Rush went to Oaksterdam and started on knocking on doors. “What I heard from many of the workers was that they had great jobs, they loved Oaksterdam, they loved their employer, but the problem that they
had was that they didn’t get a lot of dignity or respect in the community. So I said to Oaksterdam’s people, Why don’t we band together and go get the justice and dignity that you guys deserve?” Luckily for Oaksterdam, money can buy something resembling respect–a captive political audience.
But the UFCW has taken a slightly different approach in selling the ballot measure. “This is a recreational use initiative, but we refer to it as a jobs creator,” Rush said. “We don’t care if people smoke pot, we don’t care if they don’t smoke pot. Our members work in those stores and sell alcohol and tobacco. We don’t advocate drinking or smoking, but our people have good stable union jobs because those products are taxed and regulated.”
Something else that only the UFCW can do is win attention and support from national political figures who otherwise would keep the marijuana measure at arm’s length. Sen. Barbara Boxer, a recipient of tens of thousands of UFCW dollars, has come out against the measure to legalize marijuana. Will she change her tune now that one of her largest financial supporters is representing the pot industry? Will the UFCW maker Boxer change her tune?
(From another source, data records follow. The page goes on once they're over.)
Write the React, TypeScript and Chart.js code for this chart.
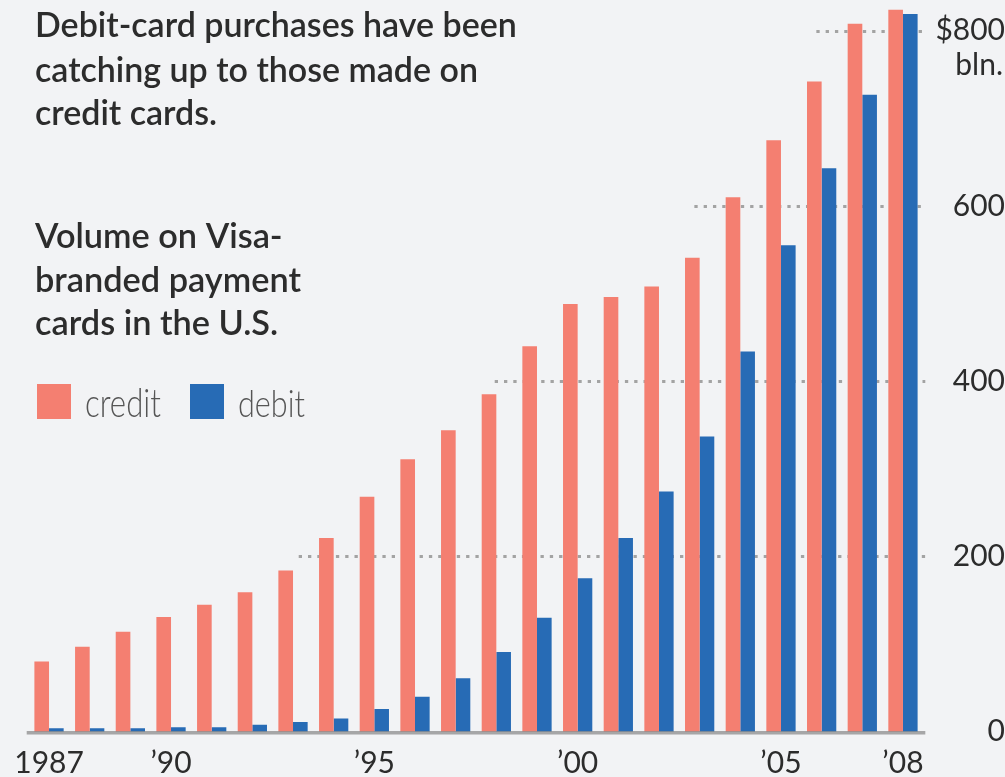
import React, { useEffect, useRef } from "react";
import { Chart, registerables } from "chart.js";

Chart.register(...registerables);

// ---------- data ----------
const years = [
  "1987", "1988", "1989", "1990", "1991", "1992", "1993", "1994", "1995", "1996", "1997",
  "1998", "1999", "2000", "2001", "2002", "2003", "2004", "2005", "2006", "2007", "2008",
];
const xTickLabels = [
  "1987", "", "", "\u201990", "", "", "", "", "\u201995", "", "", "", "", "\u201900", "", "", "", "", "\u201905", "", "", "\u201908",
];
const creditVolume = [80, 97, 114, 131, 145, 159, 184, 221, 268, 311, 344, 385, 440, 488, 496, 508, 541, 610, 675, 742, 808, 824];
const debitVolume = [4, 4, 4, 5, 5, 8, 11, 15, 26, 40, 61, 91, 130, 175, 221, 274, 337, 434, 555, 643, 727, 819];
const seriesNames = ["credit", "debit"];
const yTickValues = [0, 200, 400, 600, 800];
const yTickLabels = ["0", "200", "400", "600", "$800"];
const yUnitLabel = "bln.";
const titleLines = ["Debit-card purchases have been", "catching up to those made on", "credit cards."];
const subtitleLines = ["Volume on Visa-", "branded payment", "cards in the U.S."];

// ---------- style / layout ----------
const W = 1005;
const H = 777;
const BG = "#f2f3f5";
const CREDIT = "#f47f71";
const DEBIT = "#276bb5";
const TEXT = "#2c2c2c";
const LEGEND_TEXT = "#555555";
const FONT = "Lato";
const TICK_FONT = "Lato";
const TICK_SIZE = 30;
const PLOT_LEFT = 28.7;
const PLOT_RIGHT = 923.3;
const PLOT_BOTTOM = 731.7;
const LABEL_RIGHT = 1003;
const Y_MAX = 835;
// where each dotted gridline starts, as a fractional category index
const GRID_START = [NaN, 6.14, 10.96, 15.87, 18.87];

function fitLines(
  ctx: CanvasRenderingContext2D,
  lines: string[],
  weight: string,
  x: number,
  baselines: number[],
  refLine: number,
  targetWidth: number,
  targetHeight: number,
  heightChar: string,
  color: string
) {
  ctx.textAlign = "left";
  ctx.textBaseline = "alphabetic";
  ctx.font = `${weight} 100px ${FONT}`;
  const w100 = ctx.measureText(lines[refLine]).width;
  const size = (100 * targetWidth) / w100;
  ctx.font = `${weight} ${size}px ${FONT}`;
  const h = ctx.measureText(heightChar).actualBoundingBoxAscent || size * 0.72;
  const sy = targetHeight / h;
  ctx.fillStyle = color;
  lines.forEach((t, i) => {
    ctx.save();
    ctx.translate(x, baselines[i]);
    ctx.scale(1, sy);
    ctx.fillText(t, 0, 0);
    ctx.restore();
  });
}

export default function App() {
  const ref = useRef<HTMLCanvasElement>(null);

  useEffect(() => {
    const canvas = ref.current;
    if (!canvas) return;

    const m = document.createElement("canvas").getContext("2d")!;
    m.font = `${TICK_SIZE}px ${TICK_FONT}`;
    const widest = Math.max(...yTickLabels.map((t) => m.measureText(t).width));
    const yPad = Math.max(0, LABEL_RIGHT - PLOT_RIGHT - widest);

    const bgPlugin = {
      id: "bg",
      beforeDraw(chart: any) {
        const c = chart.ctx;
        c.save();
        c.fillStyle = BG;
        c.fillRect(0, 0, chart.width, chart.height);
        c.restore();
      },
    };

    const gridPlugin = {
      id: "partialGrid",
      beforeDatasetsDraw(chart: any) {
        const c = chart.ctx;
        const xs = chart.scales.x;
        const ys = chart.scales.y;
        c.save();
        c.strokeStyle = "#a3a3a3";
        c.lineWidth = 3;
        c.setLineDash([3.3, 6]);
        yTickValues.forEach((v, i) => {
          if (!isFinite(GRID_START[i])) return;
          const y = Math.round(ys.getPixelForValue(v)) + 0.5;
          const x0 = xs.getPixelForValue(GRID_START[i]);
          c.beginPath();
          c.moveTo(x0, y);
          c.lineTo(chart.chartArea.right + 2, y);
          c.stroke();
        });
        c.restore();
      },
    };

    const overlayPlugin = {
      id: "overlay",
      afterDatasetsDraw(chart: any) {
        const c = chart.ctx;
        const area = chart.chartArea;
        c.save();
        c.strokeStyle = "rgba(115,115,115,0.6)";
        c.lineWidth = 3.5;
        c.beginPath();
        c.moveTo(area.left - 2, area.bottom + 1);
        c.lineTo(area.right + 2, area.bottom + 1);
        c.stroke();
        c.restore();
      },
      afterDraw(chart: any) {
        const c = chart.ctx;
        const ys = chart.scales.y;
        c.save();
        // unit label under the top tick
        c.font = `${TICK_SIZE}px ${TICK_FONT}`;
        c.fillStyle = TEXT;
        c.textAlign = "right";
        c.textBaseline = "middle";
        c.fillText(yUnitLabel, LABEL_RIGHT, ys.getPixelForValue(yTickValues[yTickValues.length - 1]) + 35);

        // headline and description
        fitLines(c, titleLines, "600", 35, [37, 81.7, 125], 0, 482, 25, "D", TEXT);
        fitLines(c, subtitleLines, "600", 35, [248.3, 291.7, 335], 1, 266, 26, "b", TEXT);

        // legend
        const ds = chart.data.datasets;
        const boxX = [37, 190];
        const textX = [85, 238];
        ds.forEach((d: any, i: number) => {
          c.fillStyle = d.backgroundColor;
          c.fillRect(boxX[i], 384, 34, 35);
        });
        ds.forEach((d: any, i: number) => {
          fitLines(c, [d.label], "300", textX[i], [417], 0, i === 0 ? 76 : 67, 28.4, "d", LEGEND_TEXT);
        });
        c.restore();
      },
    };

    const chart = new Chart(canvas, {
      type: "bar",
      data: {
        labels: years,
        datasets: [
          {
            label: seriesNames[0],
            data: creditVolume,
            backgroundColor: CREDIT,
            borderWidth: 0,
            barPercentage: 1,
            categoryPercentage: 0.72,
          },
          {
            label: seriesNames[1],
            data: debitVolume,
            backgroundColor: DEBIT,
            borderWidth: 0,
            barPercentage: 1,
            categoryPercentage: 0.72,
          },
        ],
      },
      options: {
        responsive: false,
        animation: false,
        devicePixelRatio: 1,
        layout: { padding: { left: PLOT_LEFT, right: 0, top: 0, bottom: 0 } },
        plugins: {
          legend: { display: false },
          tooltip: { enabled: false },
          title: { display: false },
        },
        scales: {
          x: {
            type: "category",
            offset: true,
            grid: { display: false, drawTicks: false },
            border: { display: false },
            ticks: {
              autoSkip: false,
              maxRotation: 0,
              minRotation: 0,
              padding: 14,
              color: TEXT,
              font: { family: TICK_FONT, size: TICK_SIZE },
              callback: (_v: any, i: number) => xTickLabels[i],
            },
            afterFit: (s: any) => {
              s.height = H - PLOT_BOTTOM;
              s.paddingLeft = 0;
              s.paddingRight = 0;
            },
          },
          y: {
            position: "right",
            min: 0,
            max: Y_MAX,
            grid: { display: false, drawTicks: false },
            border: { display: false },
            afterBuildTicks: (s: any) => {
              s.ticks = yTickValues.map((v) => ({ value: v }));
            },
            ticks: {
              crossAlign: "far",
              padding: yPad,
              color: TEXT,
              font: { family: TICK_FONT, size: TICK_SIZE },
              callback: (v: any) => yTickLabels[yTickValues.indexOf(Number(v))],
            },
            afterFit: (s: any) => {
              s.width = W - PLOT_RIGHT;
              s.paddingTop = 0;
              s.paddingBottom = 0;
            },
          },
        },
      },
      plugins: [bgPlugin, gridPlugin, overlayPlugin],
    } as any);

    return () => chart.destroy();
  }, []);

  return (
    <div style={{ position: "absolute", left: 0, top: 0, width: W, height: H, background: BG }}>
      <canvas ref={ref} width={W} height={H} style={{ display: "block", width: W, height: H }} />
    </div>
  );
}
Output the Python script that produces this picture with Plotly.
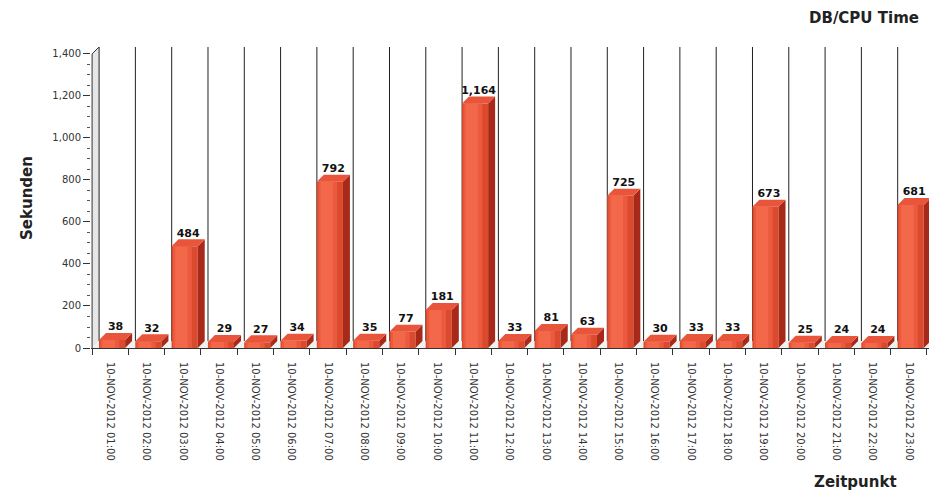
import plotly.graph_objects as go

hours = ["01:00", "02:00", "03:00", "04:00", "05:00", "06:00", "07:00", "08:00",
         "09:00", "10:00", "11:00", "12:00", "13:00", "14:00", "15:00", "16:00",
         "17:00", "18:00", "19:00", "20:00", "21:00", "22:00", "23:00"]
labels = ["10-NOV-2012 " + h for h in hours]
values = [38, 32, 484, 29, 27, 34, 792, 35, 77, 181, 1164, 33, 81, 63, 725,
          30, 33, 33, 673, 25, 24, 24, 681]
y_ticks = [0, 200, 400, 600, 800, 1000, 1200, 1400]

W, H = 929, 499
L, T, B = 91, 47, 151
plot_w = W - L
plot_h = H - T - B
cat_px = 36.3
x0r = -0.53
x1r = x0r + plot_w / cat_px
y_top = 1433
dx = 7 / cat_px
dy = 7 * y_top / plot_h

def px(xp):
    return (xp - L) / plot_w

def py(yp):
    return (H - B - yp) / plot_h

idx = list(range(len(values)))
FRONT_OFF, FRONT_W = -0.31, 0.72

fig = go.Figure()
fig.add_trace(go.Bar(x=idx, y=values, offset=FRONT_OFF, width=FRONT_W,
                     marker=dict(color="#dc4a2e", line=dict(width=0)),
                     hoverinfo="skip", showlegend=False))
fig.add_trace(go.Bar(x=idx, y=values, offset=FRONT_OFF + 0.04, width=0.52,
                     marker=dict(color="#eb5a3e", line=dict(width=0)),
                     hoverinfo="skip", showlegend=False))
fig.add_trace(go.Bar(x=idx, y=values, offset=FRONT_OFF + 0.1, width=0.34,
                     marker=dict(color="#f26849", line=dict(width=0)),
                     hoverinfo="skip", showlegend=False))
fig.add_trace(go.Scatter(x=[i + FRONT_OFF + (FRONT_W + dx) / 2 for i in idx],
                         y=[v + dy for v in values],
                         text=[f"{v:,}" for v in values], mode="text",
                         textposition="top center",
                         textfont=dict(family="DejaVu Sans", size=11, color="#111", weight="bold"),
                         hoverinfo="skip", showlegend=False))

shapes = []
# left wall
shapes.append(dict(type="path", xref="x", yref="y", layer="below",
                   path=f"M{-0.5},0 L{-0.5+dx},{dy} L{-0.5+dx},{1400+dy} L{-0.5},1400 Z",
                   fillcolor="#e6e6e6", line=dict(width=0)))
# floor
shapes.append(dict(type="path", xref="x", yref="y", layer="below",
                   path=f"M{-0.5},0 L{-0.5+dx},{dy} L{x1r+1},{dy} L{x1r+1},0 Z",
                   fillcolor="#eef2ee", line=dict(width=0)))
# back wall grid lines
for k in range(len(values) + 1):
    xg = k - 0.5 + dx
    shapes.append(dict(type="line", xref="x", yref="y", layer="below",
                       x0=xg, x1=xg, y0=dy, y1=y_top,
                       line=dict(color="#222", width=1)))
# left axis line with depth diagonal
shapes.append(dict(type="path", xref="x", yref="y", layer="above",
                   path=f"M{-0.5},0 L{-0.5},1400 L{-0.5+dx},{1400+dy}",
                   line=dict(color="#333", width=1)))
# 3D side and top faces of bars
for i, v in zip(idx, values):
    xa = i + FRONT_OFF
    xb = xa + FRONT_W
    shapes.append(dict(type="path", xref="x", yref="y", layer="above",
                       path=f"M{xb},0 L{xb+dx},{dy} L{xb+dx},{v+dy} L{xb},{v} Z",
                       fillcolor="#a8281a", line=dict(width=0)))
    shapes.append(dict(type="path", xref="x", yref="y", layer="above",
                       path=f"M{xa},{v} L{xa+dx},{v+dy} L{xb+dx},{v+dy} L{xb},{v} Z",
                       fillcolor="#e8553a", line=dict(width=0)))

annotations = [
    dict(text="<b>DB/CPU Time</b>", xref="paper", yref="paper", x=px(921), y=py(18),
         xanchor="right", yanchor="middle", showarrow=False,
         font=dict(family="DejaVu Sans", size=15, color="#222")),
    dict(text="<b>Sekunden</b>", xref="paper", yref="paper", x=px(27), y=py(198),
         xanchor="center", yanchor="middle", textangle=-90, showarrow=False,
         font=dict(family="DejaVu Sans", size=15, color="#222")),
    dict(text="<b>Zeitpunkt</b>", xref="paper", yref="paper", x=px(855), y=py(482),
         xanchor="center", yanchor="middle", showarrow=False,
         font=dict(family="DejaVu Sans", size=15, color="#222")),
]

fig.update_layout(
    width=W, height=H, barmode="overlay",
    margin=dict(l=L, r=0, t=T, b=B, pad=0),
    paper_bgcolor="white", plot_bgcolor="white",
    shapes=shapes, annotations=annotations, showlegend=False,
    xaxis=dict(range=[x0r, x1r], tickmode="array", tickvals=idx, ticktext=labels,
               tickangle=90, ticks="", showgrid=False, zeroline=False,
               showline=True, linecolor="#333", linewidth=1,
               ticklabelstandoff=11,
               tickfont=dict(family="DejaVu Sans", size=10, color="#333"),
               minor=dict(tickmode="linear", tick0=-0.5, dtick=1, ticks="outside",
                          ticklen=6, tickcolor="#333", showgrid=False)),
    yaxis=dict(range=[0, y_top], tickmode="array", tickvals=y_ticks,
               tickformat=",", ticks="outside", ticklen=7, tickcolor="#333",
               showgrid=False, zeroline=False, showline=False,
               tickfont=dict(family="DejaVu Sans", size=10, color="#333"),
               minor=dict(tickmode="linear", tick0=0, dtick=50, ticks="outside",
                          ticklen=3, tickcolor="#555", showgrid=False)),
)

fig.write_html("out.html")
Local 5 President Ron Lind won’t make any promises, as the California UFCW and the California Labor Federation have yet to officially endorse the marijuana ballot measure, but he’s capable of reading–and speaking–between the lines. “We hope that elected officials who are supported by labor are going to take a different look at this issue now that it’s about labor,” he said on Wednesday.
While the UFCW has only gained 100 medical marijuana employees–some from Oaksterdam, more still from a handful of Oakland dispensaries–it hopes to corner the market if Control and Tax passes. “One day down the road, when the big corporations try and move into this industry, we as the pioneers of this industry intend for this industry to be union,” Rush said.
Clare, on the other hand, couldn’t care less if other marijuana groups unionize. “Some will and some won’t,” she said. “And that’s fine.” But in the absence of other institutional allies, “the unions are still going to be working for this industry as a whole.”